# WRITTEN PROBLEM
Work through the data and report how many lines include the string "LaTeX", giving the number alone.

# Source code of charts
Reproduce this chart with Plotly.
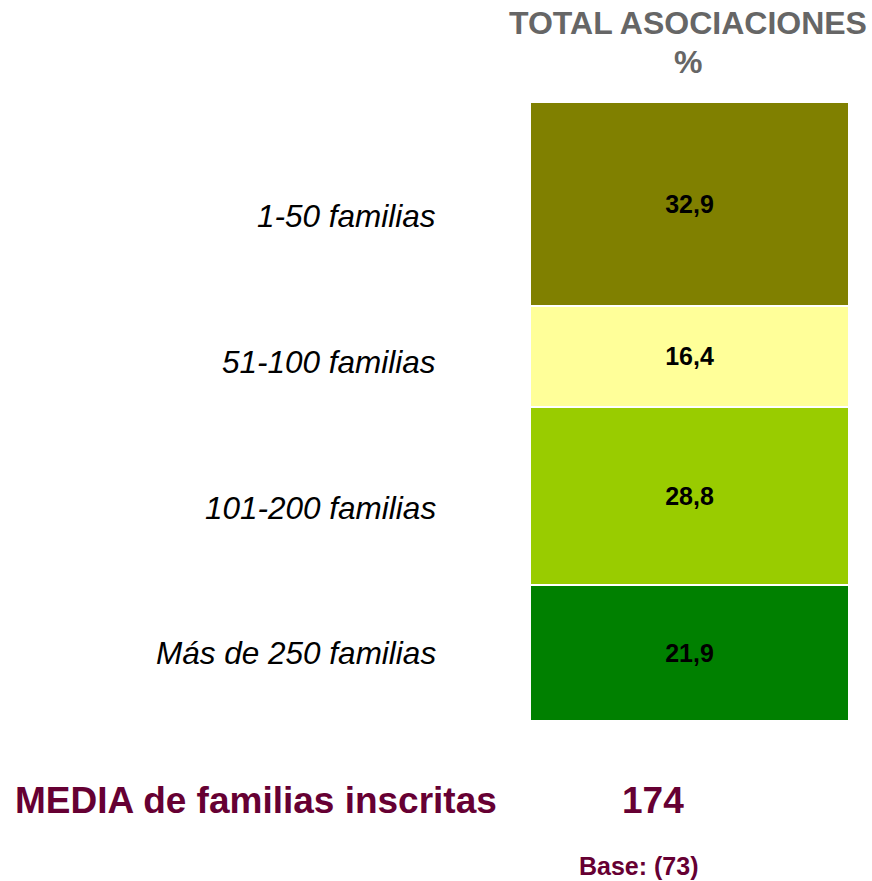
import plotly.graph_objects as go

# ---- data ----
categories = ["1-50 familias", "51-100 familias", "101-200 familias", "Más de 250 familias"]
values = [32.9, 16.4, 28.8, 21.9]
colors = ["#808000", "#FFFF99", "#99CC00", "#008000"]
column_label = "TOTAL"
title_lines = ["TOTAL ASOCIACIONES", "%"]
media_label = "MEDIA de familias inscritas"
media_value = "174"
base_label = "Base: (73)"

# ---- layout geometry (pixels) ----
W, H = 872, 881
L, R, T, B = 530, 23, 102, 160
PW, PH = W - L - R, H - T - B


def px(x):
    return (x - L) / PW


def py(y):
    return (H - B - y) / PH


FONT = "Liberation Sans, Arial, Helvetica, sans-serif"

fig = go.Figure()
for cat, val, col in zip(categories, values, colors):
    fig.add_trace(go.Bar(
        x=[column_label], y=[val], name=cat,
        marker=dict(color=col, line=dict(color="white", width=2)),
        width=1,
        texttemplate="%{y:.1f}", textposition="inside",
        insidetextanchor="middle", constraintext="none",
        textfont=dict(family=FONT, size=25, color="black", weight="bold"),
        showlegend=False, hoverinfo="skip",
    ))

annotations = []
label_y_px = [216, 362, 508, 653]
for cat, ly in zip(categories, label_y_px):
    annotations.append(dict(
        text=cat, xref="paper", yref="paper", x=px(438), y=py(ly),
        xanchor="right", yanchor="middle", showarrow=False,
        font=dict(family=FONT, size=31.5, color="black", style="italic"),
    ))

title_y_px = [23, 62]
for t, ty in zip(title_lines, title_y_px):
    annotations.append(dict(
        text=t, xref="paper", yref="paper", x=px(688), y=py(ty),
        xanchor="center", yanchor="middle", showarrow=False,
        font=dict(family=FONT, size=32, color="#666666", weight="bold"),
    ))

annotations.append(dict(
    text=media_label, xref="paper", yref="paper", x=px(13), y=py(800),
    xanchor="left", yanchor="middle", showarrow=False,
    font=dict(family=FONT, size=37, color="#660033", weight="bold"),
))
annotations.append(dict(
    text=media_value, xref="paper", yref="paper", x=px(653), y=py(800),
    xanchor="center", yanchor="middle", showarrow=False,
    font=dict(family=FONT, size=37, color="#660033", weight="bold"),
))
annotations.append(dict(
    text=base_label, xref="paper", yref="paper", x=px(639), y=py(866),
    xanchor="center", yanchor="middle", showarrow=False,
    font=dict(family=FONT, size=25, color="#660033", weight="bold"),
))

fig.update_layout(
    width=W, height=H,
    margin=dict(l=L, r=R, t=T, b=B, pad=0),
    barmode="stack",
    separators=",.",
    paper_bgcolor="white", plot_bgcolor="white",
    xaxis=dict(visible=False, range=[-0.5, 0.5], fixedrange=True),
    yaxis=dict(visible=False, range=[100, 0], fixedrange=True),
    annotations=annotations,
)

fig.write_html(
    "out.html",
    config={"displayModeBar": False},
    post_script="document.body.style.margin='0';document.body.style.overflow='hidden';",
)
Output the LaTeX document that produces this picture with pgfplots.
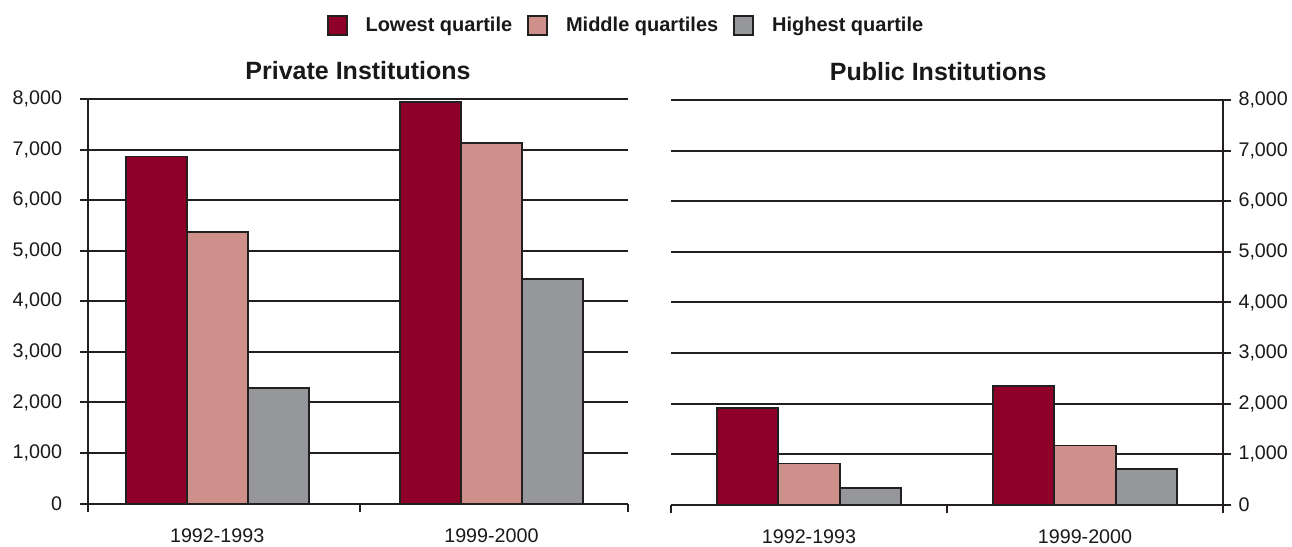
\documentclass[border=0pt]{standalone}
\usepackage{pgfplots}
\pgfplotsset{compat=1.18}
\usepackage{fontspec}
\setmainfont{Liberation Sans}

\definecolor{lowq}{HTML}{8E0028}
\definecolor{midq}{HTML}{CE908A}
\definecolor{highq}{HTML}{96979B}
\definecolor{edge}{HTML}{231F20}

\pgfplotsset{
  quartpanel/.style={
    scale only axis,
    ybar=0pt,
    ymin=0, ymax=8000,
    ytick={0,1000,...,8000},
    ymajorgrids,
    grid style={edge, line width=2pt},
    axis line style={edge, line width=2pt},
    major tick style={edge, line width=2pt},
    major tick length=8pt,
    tick align=outside,
    xticklabels={},
    extra x ticks={0,1},
    extra x tick labels={1992-1993,1999-2000},
    extra x tick style={major tick length=0pt, grid=none,
      xticklabel style={yshift=-22pt}},
    ticklabel style={font=\fontsize{19.7}{22}\selectfont, text=black!90},
    /pgf/number format/.cd, 1000 sep={,}, assume math mode=true,
    /pgfplots/.cd,
    title style={font=\bfseries\fontsize{25}{28}\selectfont, text=black!90,
      anchor=base, yshift=14pt},
    clip=false,
  },
  lowbar/.style={fill=lowq, draw=edge, line width=1.8pt},
  midbar/.style={fill=midq, draw=edge, line width=1.8pt},
  highbar/.style={fill=highq, draw=edge, line width=1.8pt},
  squarekey/.style={legend image code/.code={
      \draw[##1, line width=1.8pt] (0pt,-9.5pt) rectangle (19pt,9.5pt);}},
}

\begin{document}
\begin{tikzpicture}
\path[use as bounding box] (0pt,0pt) rectangle (1292pt,-546pt);

% Private institutions
\begin{axis}[
  quartpanel,
  at={(88pt,-503.5pt)}, anchor=south west,
  width=540pt, height=404.5pt,
  xmin=-0.471, xmax=1.498,
  xtick={-0.471,0.52,1.498},
  bar width=0.2224,
  axis x line*=bottom, axis y line*=left,
  yticklabel style={xshift=-14.5pt},
  title={Private Institutions},
  legend columns=3,
  legend style={at={(0.9944,1.182)}, anchor=center, draw=none, fill=none,
    font=\bfseries\fontsize{20}{24}\selectfont, text=black!90,
    /tikz/every odd column/.append style={column sep=18pt},
    /tikz/every even column/.append style={column sep=15pt},
    nodes={inner sep=0pt}},
]
\addplot[lowbar, squarekey] coordinates {(0,6862) (1,7934)};
\addplot[midbar, squarekey] coordinates {(0,5369) (1,7132)};
\addplot[highbar, squarekey] coordinates {(0,2283) (1,4434)};
\legend{Lowest quartile, Middle quartiles, Highest quartile}
\end{axis}

% Public institutions
\begin{axis}[
  quartpanel,
  at={(671pt,-504.7pt)}, anchor=south west,
  width=552pt, height=404.6pt,
  xmin=-0.5, xmax=1.5,
  xtick={-0.5,0.5,1.5},
  bar width=0.2228,
  axis x line*=bottom, axis y line*=right,
  yticklabel style={xshift=4pt},
  title={Public Institutions},
  title style={at={(0.484,1)}},
]
\addplot[lowbar] coordinates {(0,1908) (1,2342)};
\addplot[midbar] coordinates {(0,816) (1,1171)};
\addplot[highbar] coordinates {(0,329) (1,711)};
\end{axis}
\end{tikzpicture}
\end{document}
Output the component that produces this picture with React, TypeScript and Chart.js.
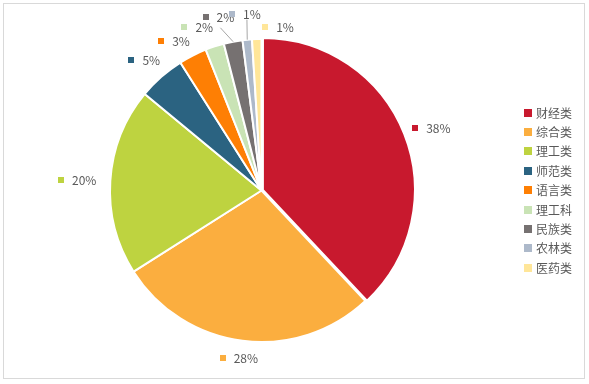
import React, { useEffect, useRef } from "react";
import { Chart, registerables } from "chart.js";

Chart.register(...registerables);

const categories = ["财经类", "综合类", "理工类", "师范类", "语言类", "理工科", "民族类", "农林类", "医药类"];
const values = [38, 28, 20, 5, 3, 2, 2, 1, 1];
const pctLabels = ["38%", "28%", "20%", "5%", "3%", "2%", "2%", "1%", "1%"];
const colors = ["#C8192E", "#FBAE3F", "#BED340", "#2B6381", "#FE7F04", "#C9E3B5", "#767171", "#ADB9CA", "#FFE699"];

// label placement tweaks (degrees / px)
const labelAngleNudge = [0, 0, 0, 1, -2, -2.5, -2.5, 0.3, 7.3];
const labelDistNudge = [0, -2, 2, 1.5, 1, 4, 8, 7, -6.5];
const leaderLine = [false, false, false, false, false, false, true, true, false];

const FONT = '"Microsoft YaHei", "Noto Sans CJK SC", "Noto Sans", sans-serif';
const TEXT_COLOR = "#595959";

const labelPlugin = {
  id: "excelLabels",
  afterDraw(chart: any) {
    const ctx = chart.ctx;
    const meta = chart.getDatasetMeta(0);
    ctx.save();
    ctx.font = `12px ${FONT}`;
    ctx.textBaseline = "middle";
    meta.data.forEach((arc: any, i: number) => {
      const { x, y, startAngle, endAngle, outerRadius } = arc.getProps(
        ["x", "y", "startAngle", "endAngle", "outerRadius"],
        true
      );
      const mid = (startAngle + endAngle) / 2;
      const a = mid + (labelAngleNudge[i] * Math.PI) / 180;
      const text = pctLabels[i];
      const tw = ctx.measureText(text).width;
      const marker = 6;
      const gapMT = 8;
      const w = marker + gapMT + tw;
      const h = 14;
      const k = outerRadius + 12 + labelDistNudge[i];
      const cx = x + k * Math.cos(a) + (w / 2) * Math.cos(a);
      const cy = y + k * Math.sin(a) + (h / 2) * Math.sin(a);
      const left = cx - w / 2;
      if (leaderLine[i]) {
        ctx.strokeStyle = "#A6A6A6";
        ctx.lineWidth = 1;
        ctx.beginPath();
        ctx.moveTo(cx + 2, cy + (i === 6 ? 11 : 6));
        ctx.lineTo(x + outerRadius * Math.cos(mid), y + outerRadius * Math.sin(mid));
        ctx.stroke();
      }
      ctx.fillStyle = colors[i];
      ctx.fillRect(Math.round(left), Math.round(cy - marker / 2), marker, marker);
      ctx.fillStyle = TEXT_COLOR;
      ctx.textAlign = "left";
      ctx.fillText(text, left + marker + gapMT, cy + 0.5);
    });

    // legend
    const lx = 524;
    const ly0 = 112.5;
    const step = 19.4;
    categories.forEach((c, i) => {
      const cy = ly0 + i * step;
      ctx.fillStyle = colors[i];
      ctx.fillRect(lx, Math.round(cy - 4), 8, 8);
      ctx.fillStyle = TEXT_COLOR;
      ctx.textAlign = "left";
      ctx.fillText(c, lx + 12, cy + 0.5);
    });
    ctx.restore();
  },
};

export default function App() {
  const ref = useRef<HTMLCanvasElement | null>(null);
  useEffect(() => {
    if (!ref.current) return;
    const chart = new Chart(ref.current, {
      type: "pie",
      data: {
        labels: categories,
        datasets: [
          {
            data: values,
            backgroundColor: colors,
            borderColor: "#ffffff",
            borderWidth: 2,
            offset: values.map((_, i) => (i === 0 ? 6 : 0)),
          },
        ],
      },
      options: {
        responsive: false,
        animation: false,
        layout: { padding: { left: 106, top: 35, right: 172, bottom: 38 } },
        plugins: {
          legend: { display: false },
          tooltip: { enabled: false },
        },
      },
      plugins: [labelPlugin],
    });
    return () => chart.destroy();
  }, []);

  return (
    <div style={{ position: "absolute", left: 0, top: 0, width: 589, height: 384, background: "#fff" }}>
      <div
        style={{
          position: "absolute",
          left: 3,
          top: 3,
          width: 582,
          height: 376,
          border: "1px solid #D9D9D9",
          boxSizing: "border-box",
        }}
      />
      <canvas ref={ref} width={589} height={384} style={{ position: "absolute", left: 0, top: 0 }} />
    </div>
  );
}
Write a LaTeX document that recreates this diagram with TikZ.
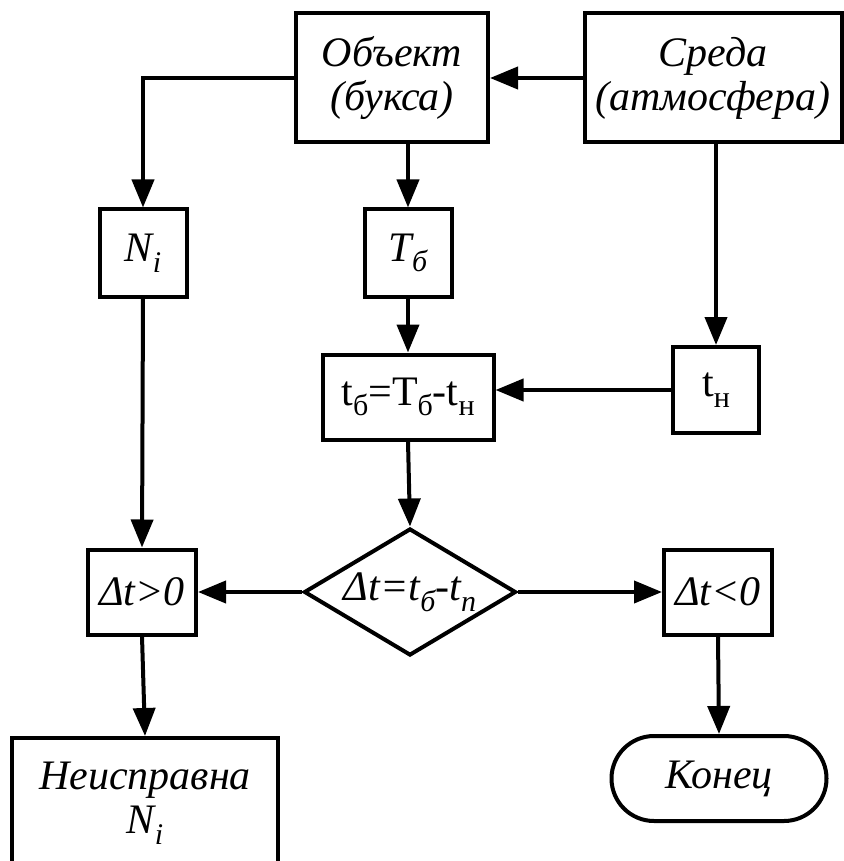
\documentclass[tikz,border=0pt]{standalone}
\usepackage{fontspec}
\setmainfont{Liberation Serif}
\usetikzlibrary{arrows.meta}
\usetikzlibrary{shapes.geometric, shapes.misc}

% lowered index as it is set in the boxes
\newcommand{\lowidx}[1]{\raisebox{-0.55ex}{\fontsize{15}{15}\selectfont #1}}

\begin{document}
\begin{tikzpicture}[x=0.5pt, y=-0.5pt, line width=2pt,
    >={Triangle[length=14pt,width=11pt]},
    every node/.style={font=\fontsize{21}{22}\selectfont\itshape, align=center, inner sep=0pt},
    box/.style={draw, rectangle, minimum width=#1},
    cond/.style={draw, diamond, aspect=1.67, minimum width=106pt, minimum height=63.5pt},
    term/.style={draw, rounded rectangle, minimum width=107.5pt, minimum height=42.5pt}]
    \useasboundingbox (0,0) rectangle (844,861);

    \node[box=96pt, minimum height=64.5pt] (obj) at (392,78) {Объект\\(букса)};
    \node[box=128.5pt, minimum height=64.5pt] (env) at (713,78) {Среда\\(атмосфера)};
    \node[box=43.5pt, minimum height=43.5pt] (ni) at (143,253) {N\lowidx{i}};
    \node[box=43.5pt, minimum height=43.5pt] (tb) at (408,253) {T\lowidx{б}};
    \node[box=85.5pt, minimum height=42.5pt, font=\fontsize{21}{22}\selectfont\upshape] (calc) at (408,397) {t\lowidx{б}=T\lowidx{б}-t\lowidx{н}};
    \node[box=43pt, minimum height=43pt, font=\fontsize{21}{22}\selectfont\upshape] (tn) at (716,390) {t\lowidx{н}};
    \node[cond] (dec) at (410,592) {Δt=t\lowidx{б}-t\lowidx{п}};
    \node[box=54pt, minimum height=42.5pt] (gt) at (142,592) {Δt>0};
    \node[box=54pt, minimum height=42.5pt] (lt) at (718,592) {Δt<0};
    \node[box=133pt, minimum height=65pt] (fault) at (145,803) {Неисправна\\N\lowidx{i}};
    \node[term] (end) at (719,778.5) {Конец};

    \draw[->] (env.west) -- (obj.east);
    \draw[->] (obj.west) -| (ni.north);
    \draw[->] (tb.north |- obj.south) -- (tb.north);
    \draw[->] (tn.north |- env.south) -- (tn.north);
    \draw[->] (tb.south) -- (calc.north);
    \draw[->] (tn.west) -- (tn.west -| calc.east);
    \draw[->] (ni.south) -- (gt.north);
    \draw[->] (calc.south) -- (dec.north);
    \draw[->] (dec.west) -- (gt.east);
    \draw[->] (dec.east) -- (lt.west);
    \draw[->] (gt.south) -- (fault.north);
    \draw[->] (lt.south) -- (end.north);
\end{tikzpicture}
\end{document}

# ANSWER TO THIS TASK
2